Groundbreaking parties are back and champagne glasses are clinking again on South Florida's Gold Coast. Hello to new condo towers from Miami to West Palm Beach, less than a year since one of the hardest-hit regions started showing signs of a real estate recovery.
The scene evokes the mid-2000s' bubble years, before the housing market crashed and left condo canyons of empty new buildings.
New condos are going up as developers try to lure cash-rich foreign buyers to the balmy region, especially the global hub of Miami. But a potential oversupply and financing hurdles could dampen odds that all envisioned projects will succeed.
About 60 condo towers with 10,000 units are in the pipeline on or by the coast in Miami-Dade, Broward and Palm Beach counties, says Peter Zalewski, principal of Miami consulting firm CondoVultures.
Meanwhile, 3,400 units still remain unsold from the boom years of 2003 to 2006, when about 49,000 new units arrived. The rest of the inventory burned off as bargain-hungry investors paid cash for units priced so low that they were sometimes below the construction cost.
Still, "developers are really getting ahead of themselves by tripling the new condo inventory," Zalewski said. "It's crazy. Here we go again."
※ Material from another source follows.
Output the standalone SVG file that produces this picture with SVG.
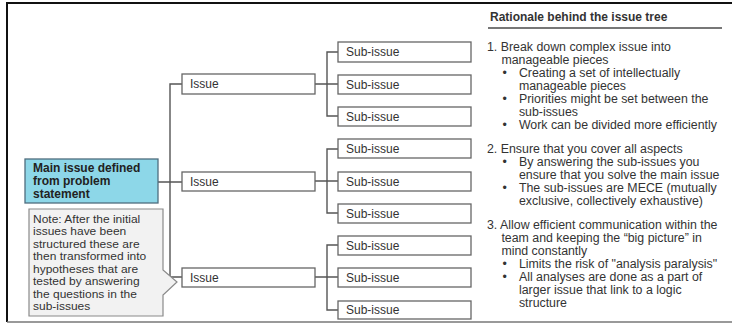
<svg xmlns="http://www.w3.org/2000/svg" width="732" height="323" viewBox="0 0 732 323">
  <style>
    .frame { stroke: #111; stroke-width: 2; fill: none; }
    .box { fill: #fff; stroke: #666; stroke-width: 1.3; }
    .main { fill: #8dd7e8; stroke: #4f6d7e; stroke-width: 1.3; }
    .note { fill: #f2f2f2; stroke: #8a8a8a; stroke-width: 1.2; }
    .lbl { font-family: "Liberation Sans", Arial, sans-serif; font-size: 12px; fill: #333; }
    .small { font-size: 11px; }
    .bold { font-weight: bold; fill: #222; }
    .conn { stroke: #555; stroke-width: 1.4; fill: none; }
    .rt { font-family: "Liberation Sans", Arial, sans-serif; font-size: 12px; fill: #333; }
  </style>

  <!-- outer frame -->
  <path class="frame" d="M732,3 H7 V322"/>
  <line x1="7" y1="322" x2="732" y2="322" stroke="#777" stroke-width="1.5"/>

  <!-- connectors -->
  <g id="connectors">
    <path class="conn" d="M158,182 H170 M182,84 H170 V277 H182 M170,182 H182"/>
    <path class="conn" d="M315,84 H327 M338,52 H327 V116 H338 M327,84 H338"/>
    <path class="conn" d="M315,181 H327 M338,149 H327 V213 H338 M327,181 H338"/>
    <path class="conn" d="M315,277 H327 M338,245 H327 V310 H338 M327,277 H338"/>
  </g>

  <!-- root -->
  <g id="main-issue">
    <rect class="main" x="25" y="159" width="133" height="44"/>
    <text class="lbl bold" x="33" y="172">Main issue defined</text>
    <text class="lbl bold" x="33" y="185">from problem</text>
    <text class="lbl bold" x="33" y="198">statement</text>
  </g>

  <!-- callout note -->
  <g id="note">
    <path class="note" d="M29,209 H163 V270 L177,282 L163,295 V316 H29 Z"/>
    <g transform="translate(33 0) scale(1.09 1)">
      <text class="lbl small" x="0" y="223">Note: After the initial</text>
      <text class="lbl small" x="0" y="235.4">issues have been</text>
      <text class="lbl small" x="0" y="247.9">structured these are</text>
      <text class="lbl small" x="0" y="260.3">then transformed into</text>
      <text class="lbl small" x="0" y="272.7">hypotheses that are</text>
      <text class="lbl small" x="0" y="285.1">tested by answering</text>
      <text class="lbl small" x="0" y="297.6">the questions in the</text>
      <text class="lbl small" x="0" y="310">sub-issues</text>
    </g>
  </g>

  <!-- first level -->
  <g id="issue-1"><rect class="box" x="182" y="74" width="133" height="20"/><text class="lbl" x="190" y="88">Issue</text></g>
  <g id="issue-2"><rect class="box" x="182" y="172" width="133" height="19"/><text class="lbl" x="190" y="185.5">Issue</text></g>
  <g id="issue-3"><rect class="box" x="182" y="268" width="133" height="19"/><text class="lbl" x="190" y="281.5">Issue</text></g>

  <!-- second level -->
  <g id="sub-1"><rect class="box" x="338" y="42" width="133" height="20"/><text class="lbl" x="346" y="56">Sub-issue</text></g>
  <g id="sub-2"><rect class="box" x="338" y="75" width="133" height="19"/><text class="lbl" x="346" y="88.5">Sub-issue</text></g>
  <g id="sub-3"><rect class="box" x="338" y="107" width="133" height="19"/><text class="lbl" x="346" y="120.5">Sub-issue</text></g>
  <g id="sub-4"><rect class="box" x="338" y="139" width="133" height="19"/><text class="lbl" x="346" y="152.5">Sub-issue</text></g>
  <g id="sub-5"><rect class="box" x="338" y="172" width="133" height="19"/><text class="lbl" x="346" y="185.5">Sub-issue</text></g>
  <g id="sub-6"><rect class="box" x="338" y="204" width="133" height="19"/><text class="lbl" x="346" y="217.5">Sub-issue</text></g>
  <g id="sub-7"><rect class="box" x="338" y="236" width="133" height="19"/><text class="lbl" x="346" y="249.5">Sub-issue</text></g>
  <g id="sub-8"><rect class="box" x="338" y="268" width="133" height="19"/><text class="lbl" x="346" y="281.5">Sub-issue</text></g>
  <g id="sub-9"><rect class="box" x="338" y="301" width="133" height="18"/><text class="lbl" x="346" y="314">Sub-issue</text></g>

  <!-- rationale panel -->
  <g id="rationale">
    <text class="rt bold" x="490" y="21">Rationale behind the issue tree</text>
    <line x1="488" y1="28" x2="722" y2="28" stroke="#777" stroke-width="2"/>

    <g transform="translate(487 0) scale(1.03 1)">
      <text class="rt" x="0" y="51">1. Break down complex issue into</text>
      <text class="rt" x="14" y="64">manageable pieces</text>
      <text class="rt" x="15" y="77">•</text><text class="rt" x="31" y="77">Creating a set of intellectually</text>
      <text class="rt" x="31" y="90">manageable pieces</text>
      <text class="rt" x="15" y="103">•</text><text class="rt" x="31" y="103">Priorities might be set between the</text>
      <text class="rt" x="31" y="116">sub-issues</text>
      <text class="rt" x="15" y="129">•</text><text class="rt" x="31" y="129">Work can be divided more efficiently</text>

      <text class="rt" x="0" y="153">2. Ensure that you cover all aspects</text>
      <text class="rt" x="15" y="166">•</text><text class="rt" x="31" y="166">By answering the sub-issues you</text>
      <text class="rt" x="31" y="179">ensure that you solve the main issue</text>
      <text class="rt" x="15" y="192">•</text><text class="rt" x="31" y="192">The sub-issues are MECE (mutually</text>
      <text class="rt" x="31" y="205">exclusive, collectively exhaustive)</text>

      <text class="rt" x="0" y="229">3. Allow efficient communication within the</text>
      <text class="rt" x="14" y="242">team and keeping the “big picture”  in</text>
      <text class="rt" x="14" y="255">mind constantly</text>
      <text class="rt" x="15" y="268">•</text><text class="rt" x="31" y="268">Limits the risk of "analysis paralysis"</text>
      <text class="rt" x="15" y="281">•</text><text class="rt" x="31" y="281">All analyses are done as a part of</text>
      <text class="rt" x="31" y="294">larger issue that link to a logic</text>
      <text class="rt" x="31" y="307">structure</text>
    </g>
  </g>
</svg>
Miami, the area's top market, has a long history of booms and busts.
"Three come to mind since the 1970s," said Jack McCabe, CEO of McCabe Research & Consulting in Deerfield Beach, Fla. "This (last one) has been the most spectacular since the Great Depression. It was all due to speculative loans to anyone who could fog a mirror."
Different This Time
Speculators flipped properties before buildings were even built, but this time around more cash is required to reserve a unit before completion, and flipping is discouraged.
With mortgages for new condos hard to get, buyers are paying largely in cash. Most are foreign nationals, especially from South America, Russia and Canada, analysts say.
"This is a market that is being propped up by foreign buyers paying cash," McCabe said. "And Americans are unable (or unwilling) to participate because they either lack cash or they cannot qualify for a mortgage due to today's stricter lending standards."
South Florida isn't the only part of the state rising from the ashes of the housing bust. On the Gulf Coast, asking prices for single-family homes and condos in Cape Coral-Fort Myers jumped 15.9% in July from a year ago, according to real estate site Trulia, as sales lifted off lows.